Just my eighteen cents
>The point is that the Senator can not be questioned in the Commons regarding his Cabinet portfolio.

This is true.  And if Question Period were more than a "Gotcha!" game and it were impossible for questions to be answered by other people delegated to answer, I might include myself among those who GAS.  As the game is played now, it's an irrelevant point.  Fortier is not the first cabinet senator.
And as Senators do not represent individual constituencies, but (supposedly) provinces as a whole, there still is no representation from Montreal in the Conservative caucus.

Spoke too soon there, as Quebec (as in many things) is different than the other provinces.  The province of Quebec has 24 senate divisions which are constitutionally mandated.  In Quebec, Senate divisions are fixed and represented by one member, unlike other provinces where no such divisions legally exist.  Senators must also either own property worth $4,000 or maintain a residence in their division.  In all other provinces, a senate division is strictly an optional designation of the senator's own choosing, and has no real constitutional or legal standing.

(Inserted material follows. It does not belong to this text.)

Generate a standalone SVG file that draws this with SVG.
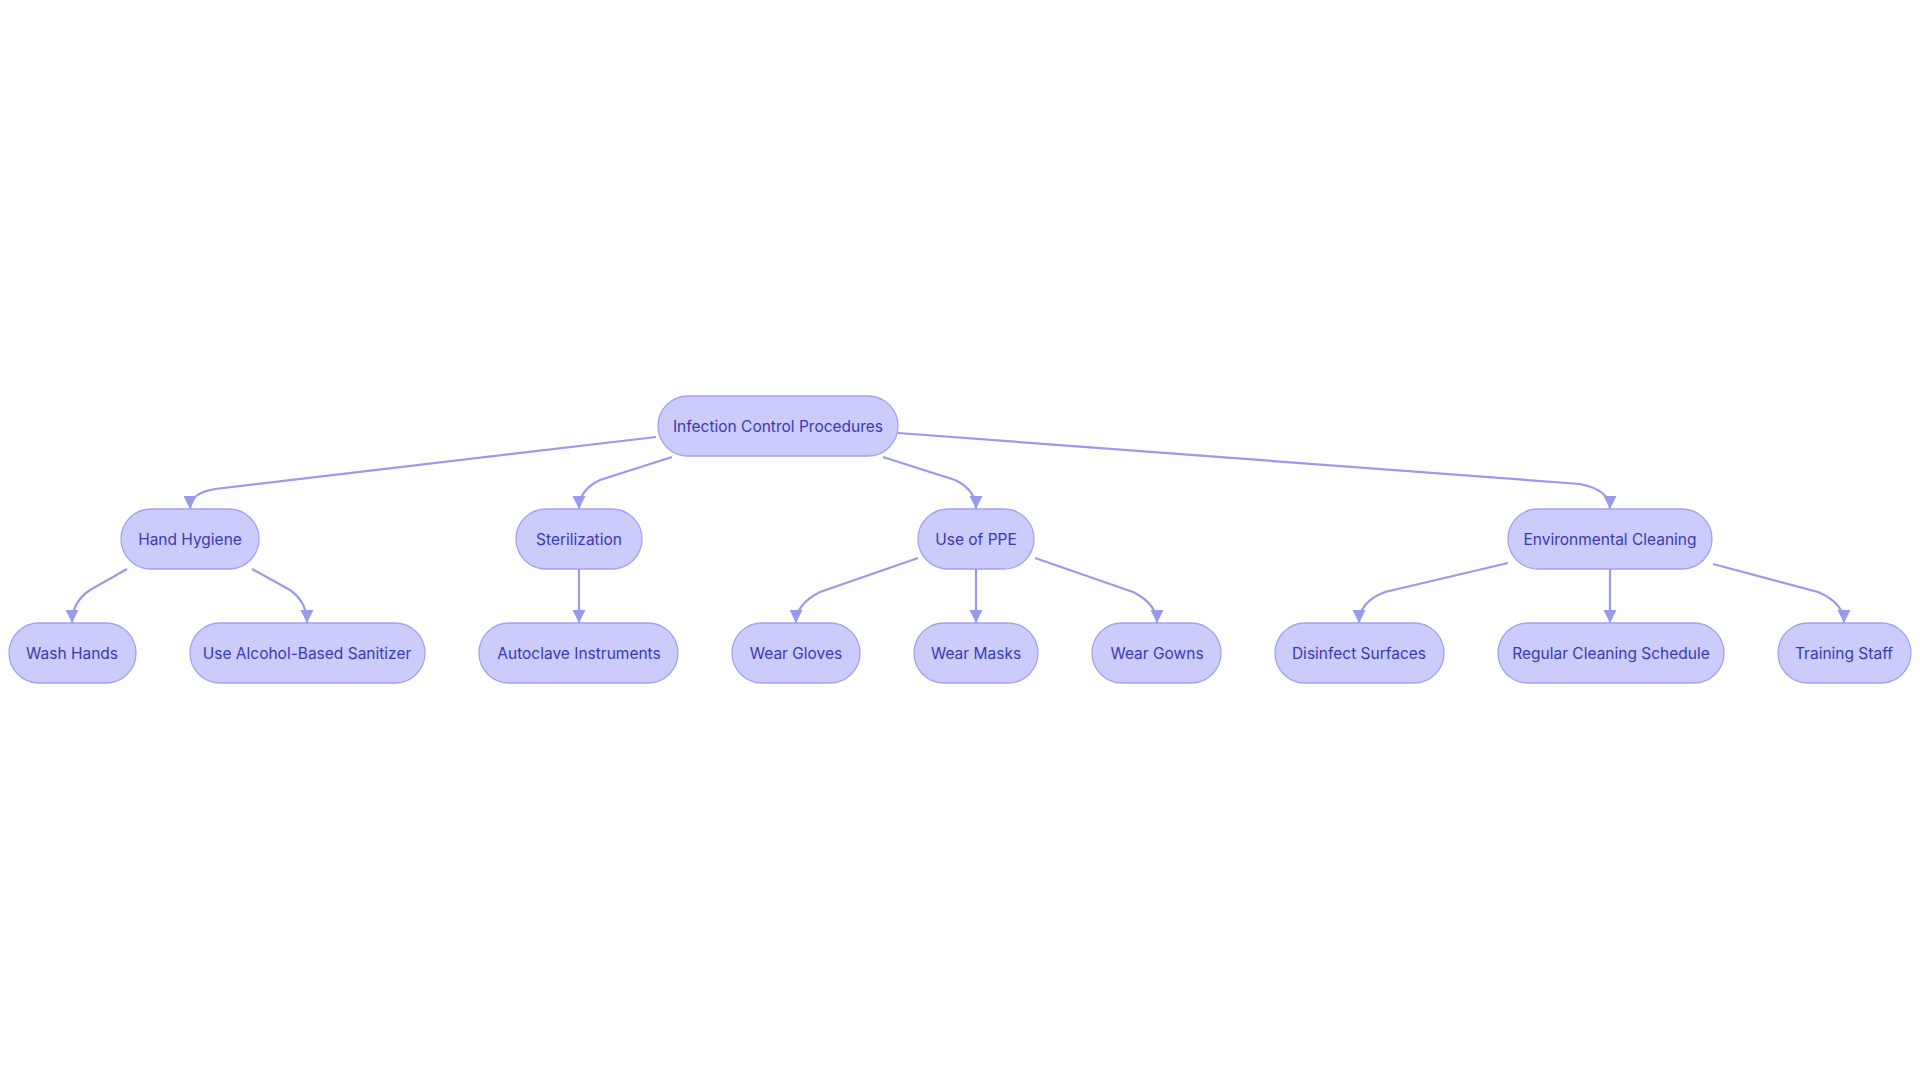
<svg xmlns="http://www.w3.org/2000/svg" width="1920" height="1083" viewBox="0 0 1920 1083">
<style>
.n rect{fill:#cbcbfc;stroke:#a3a3ee;stroke-width:1.3}
.n text{font-family:Inter,"Noto Sans",sans-serif;font-size:15.5px;fill:#3a3ab0;text-anchor:middle;dominant-baseline:central}
.e path{fill:none;stroke:#9a9aea;stroke-width:2.2;marker-end:url(#a)}
</style>
<defs><marker id="a" viewBox="0 0 10 10" refX="10" refY="5" markerWidth="6" markerHeight="6" orient="auto-start-reverse" markerUnits="strokeWidth"><path d="M0,0L10,5L0,10z" fill="#9a9aea"/></marker></defs>
<rect width="1920" height="1083" fill="#fff"/>
<g class="e">
<path d="M656,437 L215,489 Q190,493 190,509"/>
<path d="M672,457 L600,480 Q579,490 579,509"/>
<path d="M883,457 L955,480 Q976,490 976,509"/>
<path d="M898,433 L1580,484 Q1610,490 1610,509"/>
<path d="M127,569 L90,590 Q72,602 72,623"/>
<path d="M252,569 L290,590 Q307,602 307,623"/>
<path d="M579,569 L579,623"/>
<path d="M918,558 L820,592 Q796,604 796,623"/>
<path d="M976,569 L976,623"/>
<path d="M1035,558 L1133,592 Q1157,604 1157,623"/>
<path d="M1508,563 L1385,592 Q1359,602 1359,623"/>
<path d="M1610,569 L1610,623"/>
<path d="M1713,564 L1818,592 Q1844,603 1844,623"/>
</g>
<g class="n" id="root"><rect x="658" y="396" width="240" height="60" rx="30"/><text x="778" y="426">Infection Control Procedures</text></g>
<g class="n" id="hh"><rect x="121" y="509" width="138" height="60" rx="30"/><text x="190" y="539">Hand Hygiene</text></g>
<g class="n" id="st"><rect x="516" y="509" width="126" height="60" rx="30"/><text x="579" y="539">Sterilization</text></g>
<g class="n" id="ppe"><rect x="918" y="509" width="116" height="60" rx="30"/><text x="976" y="539">Use of PPE</text></g>
<g class="n" id="env"><rect x="1508" y="509" width="204" height="60" rx="30"/><text x="1610" y="539">Environmental Cleaning</text></g>
<g class="n" id="wash"><rect x="9" y="623" width="127" height="60" rx="30"/><text x="72" y="653">Wash Hands</text></g>
<g class="n" id="alc"><rect x="190" y="623" width="235" height="60" rx="30"/><text x="307" y="653">Use Alcohol-Based Sanitizer</text></g>
<g class="n" id="auto"><rect x="479" y="623" width="199" height="60" rx="30"/><text x="579" y="653">Autoclave Instruments</text></g>
<g class="n" id="glv"><rect x="732" y="623" width="128" height="60" rx="30"/><text x="796" y="653">Wear Gloves</text></g>
<g class="n" id="msk"><rect x="914" y="623" width="124" height="60" rx="30"/><text x="976" y="653">Wear Masks</text></g>
<g class="n" id="gwn"><rect x="1092" y="623" width="129" height="60" rx="30"/><text x="1157" y="653">Wear Gowns</text></g>
<g class="n" id="dis"><rect x="1275" y="623" width="169" height="60" rx="30"/><text x="1359" y="653">Disinfect Surfaces</text></g>
<g class="n" id="reg"><rect x="1498" y="623" width="226" height="60" rx="30"/><text x="1611" y="653">Regular Cleaning Schedule</text></g>
<g class="n" id="trn"><rect x="1778" y="623" width="133" height="60" rx="30"/><text x="1844" y="653">Training Staff</text></g>
</svg>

Sen. Fortier is identified as the Senator for Rougemont senatorial division which is defined in the Consolidated Statutes of 1859 as: "The remainder of the County of St. Hyacinth, the Counties of Rouville and Iberville." The statement: "The remainder of the County of St. Hyacinth" refers to the description of the Saurel senate division limits.  (I don't know where that is though)

St Hyacinthe and Rougemont.... just off the island of Montreal - heading north east towards Quebec city.
Since an elected senator is soon to join the Red Chamber, the problem can be resolved  ;)

Actually, although Prime Minister Harper should be praised for trying to put the best and brightest people into his cabinet (remember a certain minister from BC?), the "gotcha" campaign will continue into the indefinite future. If there is no traction on this, then there will be the environment, or "fiscal imbalance", or Canada being too close/far/north of the United States or some other "problem de jour".

So far, the PM and his team have shown considerable skill stick handling legislation through the commons, so I will leave them to their job. When the time comes to consider their record I will look carefully at their record and what each party offers before casting my ballot.